Ken: No. But twice we while we were there, we went through discussions with the Rocky Mountain Elk Foundation over the ranch. At one time the ranch was going to be moved here to the OH in a land swap. (The Rocky Mountain Elk Foundation (RMEF) is a conservation organization, founded in the United States in 1984 by four hunters from Troy, Montana (Bob Munson, Bill Munson, Dan Bull and Charlie Decker). Its mission is to ensure the future of elk, other wildlife, their habitat and our hunting heritage. The Rocky Mountain Elk Foundation believes that Hunting Is Conservation. (Wikipedia).
Deb: Isn’t that ironic that we are here now (at the OH Ranch).
Perry: And the Bar U came into it at one time as well.
Ken: I had to go down to the Bar U and meet with Sylvia, the Superintendent (of the Bar U) because they wanted to have the stud and the brood mares at the Bar U. The place was new to Parks Canada and it needed some TLC before livestock could be turned out. I told them that horses couldn’t be there as they’d be cut all to rat shit. So we never did end up taking horses to the Bar U. Mind you, (later) Arrow did get retired to the Bar U.

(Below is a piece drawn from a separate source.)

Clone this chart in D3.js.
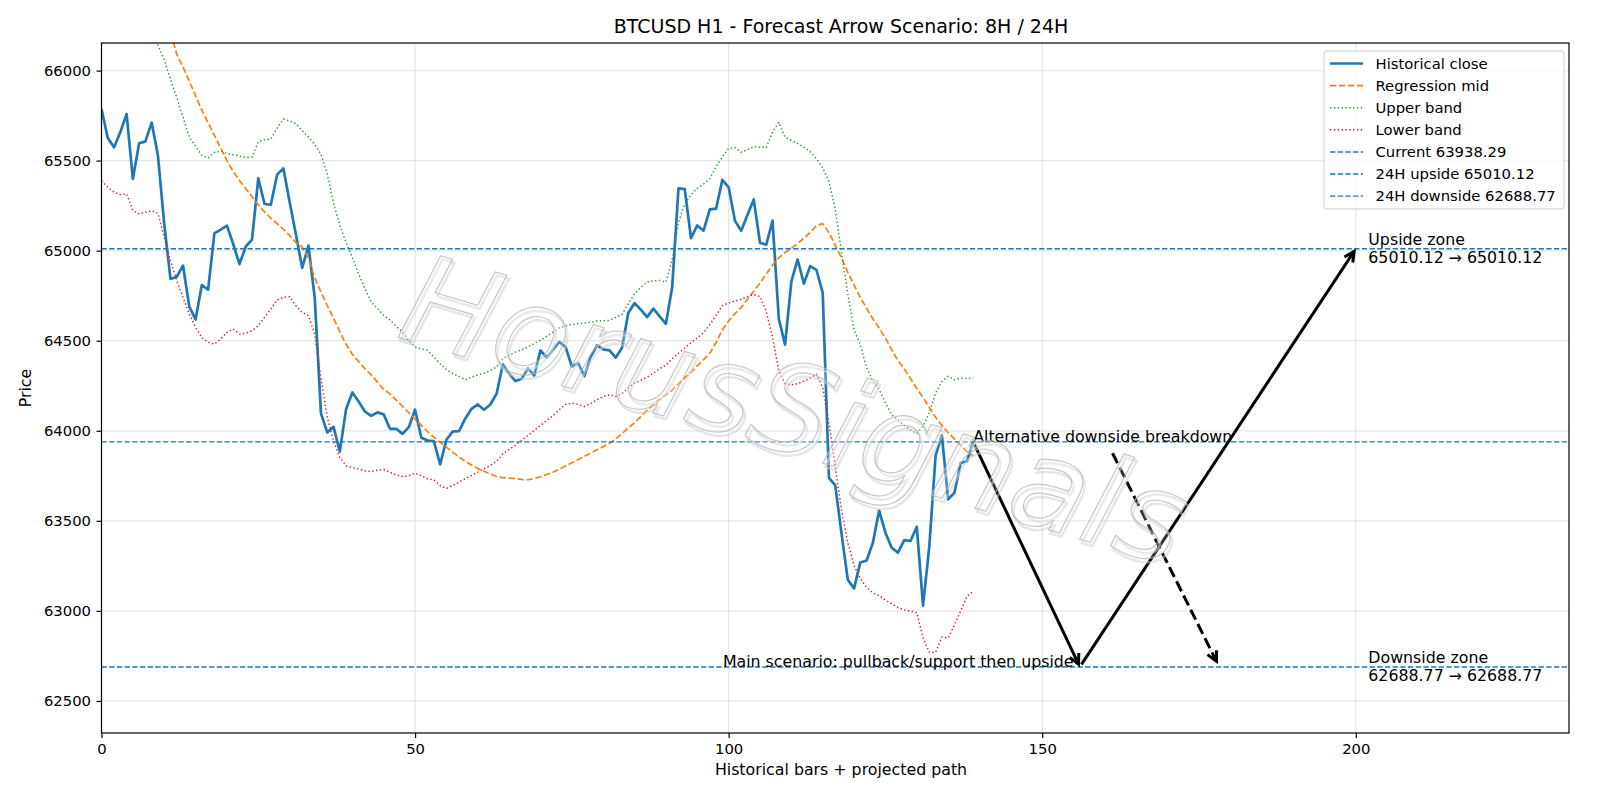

Deb: Arrow came to the Bar U because they were getting rid of the breeding program. Rick Smith phoned us and asked us if we wanted the stud. Of course, we were kind of attached to him as the kids grew up around him and so we said, “Okay, bring Arrow.” So we had him there until he was 24 years old.
Perry: I would like to add a little bit….in 1990s, when the ranch came over to the Warden Service….I was given that portfolio. The region hadn’t put any money into the ranch. The chief wardens realized that and started to put resources into the Ya Ha Tinda like they should have.

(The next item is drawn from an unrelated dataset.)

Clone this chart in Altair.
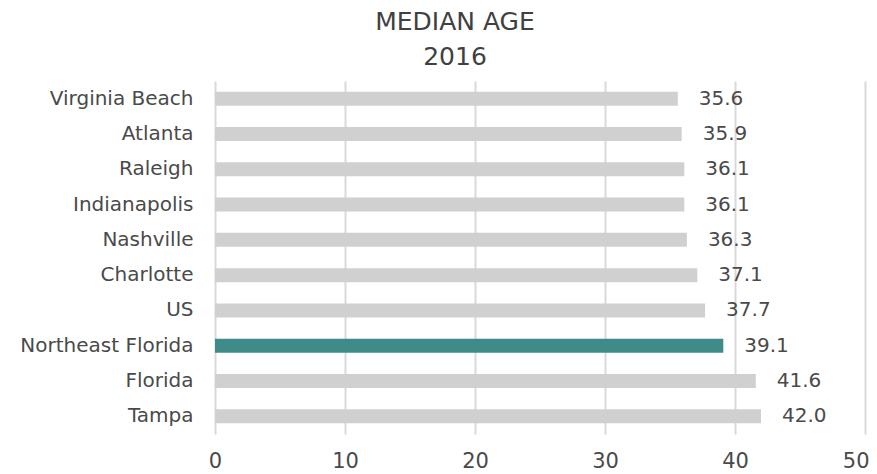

Ken: We then had the resources to paint the buildings and improve the infrastructure.
Perry: And I don’t think that you got paid Deb at first did you?
Deb: Not at first. Later, I did get paid for about 20 hours a week. When we got there, Cal had all the records on little recipe cards and I think Moe Vroom had done these (cards) for years. I asked Cal if he wanted to have the records updated and put on a computer. He fought it for a while but came around to my way of thinking.